The within estimator controls for unit-specific time-invariant unobserved heterogeneity by demeaning variables within each unit or including unit fixed effects. It is robust to selection based on stable individual characteristics but requires strict exogeneity: errors must be uncorrelated with past, present, and future regressors.
You know from panel data fundamentals that the key virtue of panel data is the ability to observe the same unit — a person, firm, or country — across multiple time periods. The within estimator (also called the fixed effects estimator) exploits this longitudinal structure to eliminate a class of confounders that would otherwise bias cross-sectional OLS: stable, unobserved unit characteristics that are correlated with the regressors.

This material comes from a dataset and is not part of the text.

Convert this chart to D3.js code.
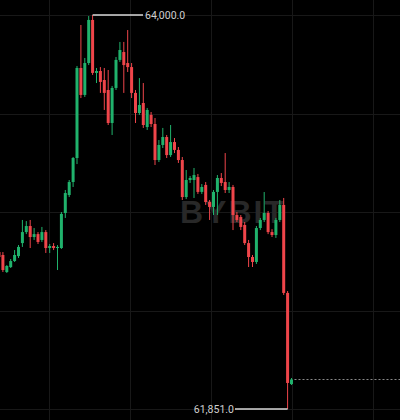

To see why this matters, suppose you want to estimate the effect of job training on wages. Workers who seek out training may differ from those who don't — in ambition, ability, or work ethic. If you simply compare trained and untrained workers in a single cross-section, these unobserved traits confound your estimate. The within estimator sidesteps this by asking a different question: within each worker's own wage history, how does their wage change when they receive training? By focusing on changes within a unit over time, you effectively hold constant everything about that worker that doesn't change — ability, family background, personality — whether or not you can measure those things.
Mechanically, the within estimator demeans every variable by its unit-specific time mean. Define ȳᵢ = (1/T)∑ₜyᵢₜ. Then the regression is run on (yᵢₜ − ȳᵢ) = (xᵢₜ − x̄ᵢ)β + (εᵢₜ − ε̄ᵢ). This transformation wipes out any time-invariant component αᵢ — because αᵢ − ᾱᵢ = 0 by construction. An equivalent approach is to include a separate dummy variable for each unit (unit fixed effects); both produce the same coefficient estimates. The within estimator uses only within-unit variation in x — the fact that a given firm's investment fluctuated over time — while the between estimator would use across-firm variation in average investment levels.
The critical assumption is strict exogeneity: E[εᵢₜ | xᵢ₁, xᵢ₂, ..., xᵢT, αᵢ] = 0. This requires the error at time t to be uncorrelated with the regressors in all periods for unit i — past, present, and future. This is stronger than the contemporaneous exogeneity assumed in cross-sectional OLS. It rules out feedback effects where past outcomes influence current regressors (e.g., if last period's wage affects this period's training decision). When strict exogeneity holds, the within estimator is consistent. When it fails — for instance, due to dynamic effects or reverse causation — the estimator is inconsistent and alternative approaches like the Arellano-Bond GMM estimator are needed. Despite this limitation, fixed effects is among the most widely used tools in empirical economics precisely because it handles the most common form of omitted variable bias with minimal assumptions about the structure of unobserved heterogeneity.